**PROVIDED MATERIAL**
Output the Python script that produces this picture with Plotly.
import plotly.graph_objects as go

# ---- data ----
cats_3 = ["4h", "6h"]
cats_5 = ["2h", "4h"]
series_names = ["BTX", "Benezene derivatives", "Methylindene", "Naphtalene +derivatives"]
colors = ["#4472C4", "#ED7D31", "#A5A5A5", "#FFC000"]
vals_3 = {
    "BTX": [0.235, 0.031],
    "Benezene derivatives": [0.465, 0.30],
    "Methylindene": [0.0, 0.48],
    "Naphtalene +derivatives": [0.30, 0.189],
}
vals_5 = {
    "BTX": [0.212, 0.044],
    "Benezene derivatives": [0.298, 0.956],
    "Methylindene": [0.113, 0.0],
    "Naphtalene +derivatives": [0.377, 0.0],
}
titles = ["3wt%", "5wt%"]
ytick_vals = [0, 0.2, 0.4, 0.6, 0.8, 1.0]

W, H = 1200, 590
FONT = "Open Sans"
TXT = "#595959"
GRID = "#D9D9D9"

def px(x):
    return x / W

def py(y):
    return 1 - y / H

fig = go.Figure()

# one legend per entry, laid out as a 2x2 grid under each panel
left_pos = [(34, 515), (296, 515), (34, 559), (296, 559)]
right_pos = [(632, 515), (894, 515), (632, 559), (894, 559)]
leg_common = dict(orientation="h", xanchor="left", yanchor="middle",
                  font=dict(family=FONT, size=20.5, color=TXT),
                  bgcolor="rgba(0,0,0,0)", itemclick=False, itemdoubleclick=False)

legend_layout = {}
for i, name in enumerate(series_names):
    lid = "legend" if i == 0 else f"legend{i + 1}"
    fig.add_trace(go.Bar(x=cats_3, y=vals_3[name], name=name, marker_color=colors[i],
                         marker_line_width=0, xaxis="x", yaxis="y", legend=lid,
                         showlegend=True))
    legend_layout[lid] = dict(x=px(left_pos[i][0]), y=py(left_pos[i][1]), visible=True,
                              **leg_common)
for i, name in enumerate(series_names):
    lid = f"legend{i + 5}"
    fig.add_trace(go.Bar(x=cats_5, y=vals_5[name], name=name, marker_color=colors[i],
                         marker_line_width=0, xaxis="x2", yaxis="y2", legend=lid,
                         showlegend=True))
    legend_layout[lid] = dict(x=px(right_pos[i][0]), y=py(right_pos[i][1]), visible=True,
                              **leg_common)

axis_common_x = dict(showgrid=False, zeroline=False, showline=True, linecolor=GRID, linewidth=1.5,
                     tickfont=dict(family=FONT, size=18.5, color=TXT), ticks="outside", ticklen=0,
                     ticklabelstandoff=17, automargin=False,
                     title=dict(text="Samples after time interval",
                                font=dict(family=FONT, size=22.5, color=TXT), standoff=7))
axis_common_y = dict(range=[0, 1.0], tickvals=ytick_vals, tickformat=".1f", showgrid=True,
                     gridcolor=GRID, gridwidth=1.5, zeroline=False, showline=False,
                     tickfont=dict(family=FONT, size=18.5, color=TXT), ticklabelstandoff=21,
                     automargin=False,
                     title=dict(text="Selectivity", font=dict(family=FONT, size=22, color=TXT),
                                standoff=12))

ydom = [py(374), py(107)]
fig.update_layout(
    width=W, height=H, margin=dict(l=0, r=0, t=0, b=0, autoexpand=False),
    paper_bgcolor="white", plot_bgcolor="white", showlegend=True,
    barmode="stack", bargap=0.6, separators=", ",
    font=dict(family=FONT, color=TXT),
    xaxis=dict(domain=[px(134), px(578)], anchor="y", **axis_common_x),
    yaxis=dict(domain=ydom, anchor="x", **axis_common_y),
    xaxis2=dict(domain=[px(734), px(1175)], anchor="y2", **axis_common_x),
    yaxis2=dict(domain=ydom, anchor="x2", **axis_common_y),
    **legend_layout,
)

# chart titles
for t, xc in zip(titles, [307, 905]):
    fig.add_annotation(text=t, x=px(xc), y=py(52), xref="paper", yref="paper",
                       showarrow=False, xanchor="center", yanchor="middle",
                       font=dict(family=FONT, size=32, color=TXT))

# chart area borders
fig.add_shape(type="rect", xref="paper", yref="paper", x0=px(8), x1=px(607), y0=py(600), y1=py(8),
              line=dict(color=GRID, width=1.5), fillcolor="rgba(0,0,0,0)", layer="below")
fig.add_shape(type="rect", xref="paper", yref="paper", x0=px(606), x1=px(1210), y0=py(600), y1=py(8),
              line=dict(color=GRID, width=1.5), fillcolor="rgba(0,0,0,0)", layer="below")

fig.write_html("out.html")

**SET PROBLEM**
Print back all the lines verbatim.

**RESULT FOR THIS TASK**
Output the Python script that produces this picture with Plotly.
import plotly.graph_objects as go

# ---- data ----
cats_3 = ["4h", "6h"]
cats_5 = ["2h", "4h"]
series_names = ["BTX", "Benezene derivatives", "Methylindene", "Naphtalene +derivatives"]
colors = ["#4472C4", "#ED7D31", "#A5A5A5", "#FFC000"]
vals_3 = {
    "BTX": [0.235, 0.031],
    "Benezene derivatives": [0.465, 0.30],
    "Methylindene": [0.0, 0.48],
    "Naphtalene +derivatives": [0.30, 0.189],
}
vals_5 = {
    "BTX": [0.212, 0.044],
    "Benezene derivatives": [0.298, 0.956],
    "Methylindene": [0.113, 0.0],
    "Naphtalene +derivatives": [0.377, 0.0],
}
titles = ["3wt%", "5wt%"]
ytick_vals = [0, 0.2, 0.4, 0.6, 0.8, 1.0]

W, H = 1200, 590
FONT = "Open Sans"
TXT = "#595959"
GRID = "#D9D9D9"

def px(x):
    return x / W

def py(y):
    return 1 - y / H

fig = go.Figure()

# one legend per entry, laid out as a 2x2 grid under each panel
left_pos = [(34, 515), (296, 515), (34, 559), (296, 559)]
right_pos = [(632, 515), (894, 515), (632, 559), (894, 559)]
leg_common = dict(orientation="h", xanchor="left", yanchor="middle",
                  font=dict(family=FONT, size=20.5, color=TXT),
                  bgcolor="rgba(0,0,0,0)", itemclick=False, itemdoubleclick=False)

legend_layout = {}
for i, name in enumerate(series_names):
    lid = "legend" if i == 0 else f"legend{i + 1}"
    fig.add_trace(go.Bar(x=cats_3, y=vals_3[name], name=name, marker_color=colors[i],
                         marker_line_width=0, xaxis="x", yaxis="y", legend=lid,
                         showlegend=True))
    legend_layout[lid] = dict(x=px(left_pos[i][0]), y=py(left_pos[i][1]), visible=True,
                              **leg_common)
for i, name in enumerate(series_names):
    lid = f"legend{i + 5}"
    fig.add_trace(go.Bar(x=cats_5, y=vals_5[name], name=name, marker_color=colors[i],
                         marker_line_width=0, xaxis="x2", yaxis="y2", legend=lid,
                         showlegend=True))
    legend_layout[lid] = dict(x=px(right_pos[i][0]), y=py(right_pos[i][1]), visible=True,
                              **leg_common)

axis_common_x = dict(showgrid=False, zeroline=False, showline=True, linecolor=GRID, linewidth=1.5,
                     tickfont=dict(family=FONT, size=18.5, color=TXT), ticks="outside", ticklen=0,
                     ticklabelstandoff=17, automargin=False,
                     title=dict(text="Samples after time interval",
                                font=dict(family=FONT, size=22.5, color=TXT), standoff=7))
axis_common_y = dict(range=[0, 1.0], tickvals=ytick_vals, tickformat=".1f", showgrid=True,
                     gridcolor=GRID, gridwidth=1.5, zeroline=False, showline=False,
                     tickfont=dict(family=FONT, size=18.5, color=TXT), ticklabelstandoff=21,
                     automargin=False,
                     title=dict(text="Selectivity", font=dict(family=FONT, size=22, color=TXT),
                                standoff=12))

ydom = [py(374), py(107)]
fig.update_layout(
    width=W, height=H, margin=dict(l=0, r=0, t=0, b=0, autoexpand=False),
    paper_bgcolor="white", plot_bgcolor="white", showlegend=True,
    barmode="stack", bargap=0.6, separators=", ",
    font=dict(family=FONT, color=TXT),
    xaxis=dict(domain=[px(134), px(578)], anchor="y", **axis_common_x),
    yaxis=dict(domain=ydom, anchor="x", **axis_common_y),
    xaxis2=dict(domain=[px(734), px(1175)], anchor="y2", **axis_common_x),
    yaxis2=dict(domain=ydom, anchor="x2", **axis_common_y),
    **legend_layout,
)

# chart titles
for t, xc in zip(titles, [307, 905]):
    fig.add_annotation(text=t, x=px(xc), y=py(52), xref="paper", yref="paper",
                       showarrow=False, xanchor="center", yanchor="middle",
                       font=dict(family=FONT, size=32, color=TXT))

# chart area borders
fig.add_shape(type="rect", xref="paper", yref="paper", x0=px(8), x1=px(607), y0=py(600), y1=py(8),
              line=dict(color=GRID, width=1.5), fillcolor="rgba(0,0,0,0)", layer="below")
fig.add_shape(type="rect", xref="paper", yref="paper", x0=px(606), x1=px(1210), y0=py(600), y1=py(8),
              line=dict(color=GRID, width=1.5), fillcolor="rgba(0,0,0,0)", layer="below")

fig.write_html("out.html")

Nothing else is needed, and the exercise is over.